Evans and Halupka conclude: “Sharkie and Downer are perceived to represent two very different Mayos. Downer represents old ‘blue ribbon’ Mayo (as did the disgraced [former Liberal member] Jamie Briggs), home to the Adelaide elite and Sharkie represents new Mayo which is reflected with changing community demographics which include households from a much broader range of income groups including young families who are looking for active community minded representation.”
These Mayo voters disdain the behaviour of federal politicians and “adversarial politics”; they are appalled by the Leyonhjelm affair; they want cross-party co-operation on key matters, especially energy, growth and the environment, which are issues they’re concerned about.

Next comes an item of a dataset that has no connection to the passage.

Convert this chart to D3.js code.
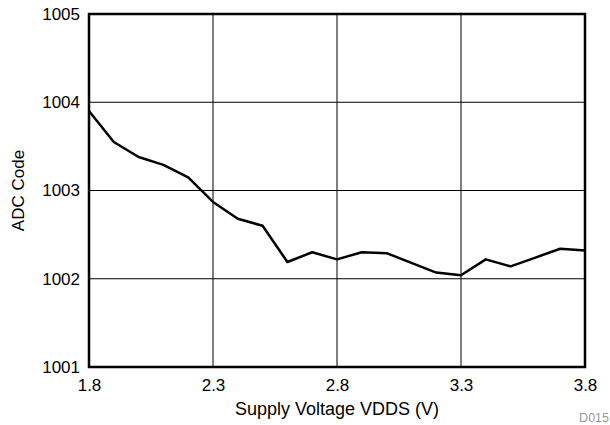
<!DOCTYPE html>
<html><head><meta charset="utf-8">
<script src="https://cdn.jsdelivr.net/npm/d3@7"></script>
<style>body{margin:0;background:#fff}svg text{font-family:"Liberation Sans",Arial,sans-serif}</style>
</head><body><svg id="c" width="610" height="425"></svg>
<script>
const voltages = [1.8,1.9,2.0,2.1,2.2,2.3,2.4,2.5,2.6,2.7,2.8,2.9,3.0,3.1,3.2,3.3,3.4,3.5,3.6,3.7,3.8];
const adcCode = [1003.90,1003.55,1003.38,1003.29,1003.15,1002.87,1002.68,1002.60,1002.19,1002.30,1002.22,1002.30,1002.29,1002.18,1002.07,1002.04,1002.22,1002.14,1002.24,1002.34,1002.32];
const xTicks = [1.8,2.3,2.8,3.3,3.8];
const yTicks = [1001,1002,1003,1004,1005];

const L=89,R=585,T=14,B=367;
const FF="Liberation Sans, Arial, sans-serif";
const svg=d3.select("#c");
const x=d3.scaleLinear().domain([1.8,3.8]).range([L,R]);
const y=d3.scaleLinear().domain([1001,1005]).range([B,T]);

// grid
svg.append("g").selectAll("line").data(xTicks.slice(1,-1)).join("line")
 .attr("x1",d=>x(d)).attr("x2",d=>x(d)).attr("y1",T).attr("y2",B)
 .attr("stroke","#000").attr("stroke-width",1);
svg.append("g").selectAll("line").data(yTicks.slice(1,-1)).join("line")
 .attr("y1",d=>y(d)).attr("y2",d=>y(d)).attr("x1",L).attr("x2",R)
 .attr("stroke","#000").attr("stroke-width",1);

// axes labels
const xa=d3.axisBottom(x).tickValues(xTicks).tickSize(0).tickPadding(12).tickFormat(d3.format(".1f"));
const gx=svg.append("g").attr("transform",`translate(0,${B})`).call(xa);
gx.select(".domain").remove();
gx.selectAll("text").attr("font-size",17).attr("fill","#000").attr("font-family",FF);
const ya=d3.axisLeft(y).tickValues(yTicks).tickSize(0).tickPadding(9).tickFormat(d3.format("d"));
const gy=svg.append("g").attr("transform",`translate(${L},0)`).call(ya);
gy.select(".domain").remove();
gy.selectAll("text").attr("font-size",17).attr("fill","#000").attr("font-family",FF);

// line
svg.append("path").datum(voltages.map((v,i)=>[v,adcCode[i]]))
 .attr("d",d3.line().x(d=>x(d[0])).y(d=>y(d[1])))
 .attr("fill","none").attr("stroke","#000").attr("stroke-width",2.5).attr("stroke-linejoin","round");

// frame
svg.append("rect").attr("x",L).attr("y",T).attr("width",R-L).attr("height",B-T)
 .attr("fill","none").attr("stroke","#000").attr("stroke-width",2.5);

svg.append("text").attr("x",(L+R)/2).attr("y",415).attr("text-anchor","middle")
 .attr("font-size",18).text("Supply Voltage VDDS (V)");
svg.append("text").attr("transform",`translate(24,${(T+B)/2}) rotate(-90)`).attr("text-anchor","middle")
 .attr("font-size",17).text("ADC Code");
svg.append("text").attr("x",609).attr("y",422).attr("text-anchor","end")
 .attr("font-size",12.5).attr("fill","#999").text("D015");
</script></body></html>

They trust Sharkie; they don’t trust ministers or Bill Shorten. They want conviction politicians and politics. “Turnbull is viewed to be performing better but is still perceived to be lacking conviction; Shorten is purely viewed as a "negative politician” or “spoiler”, Evans and Halupka say.
While there is no statistical significance in these focus group numbers, the trend is notable. “All of the Labor voters last time are moving to either [Sharkie] or the Greens candidate [Major Sumner]. And half the Liberal voters are moving to her.
"On the basis of this tiny sample Labor is collapsing and Shorten is performing very badly across all cohorts particularly amongst former Labor voters.
"Sharkie’s supporters believe that her independence from party is an absolute virtue.” (“I like her because she’s not associated with the big parties and she’s local and cares,” said one participant.)
It should be added that Labor, with no chance in this seat, is mainly interested in boosting Sharkie’s vote via preferences. It is giving Mayo perfunctory attention – its overwhelming focus is on defending its very marginal seats of Longman (Queensland) and Braddon (Tasmania).
In campaigning, Sharkie is getting support from other crossbenchers, with McGowan, Wilkie, and even Katter pitching in. She’s raised $65,000 in micro donations, and recruited more than 800 volunteers.
Given that communities bond with their crossbencher MPs, it becomes a challenge for the major parties to decide the best way to campaign against them.
In particular, will the heavily negative campaign the Liberals are now running against Sharkie eat into her support in these late days, or will people just see this as picking on someone they like?
The conventional wisdom is that negative campaigning works. But trying to knock out an opponent who’s seen as something of a local champion can be a tough ask, as the Liberals are finding.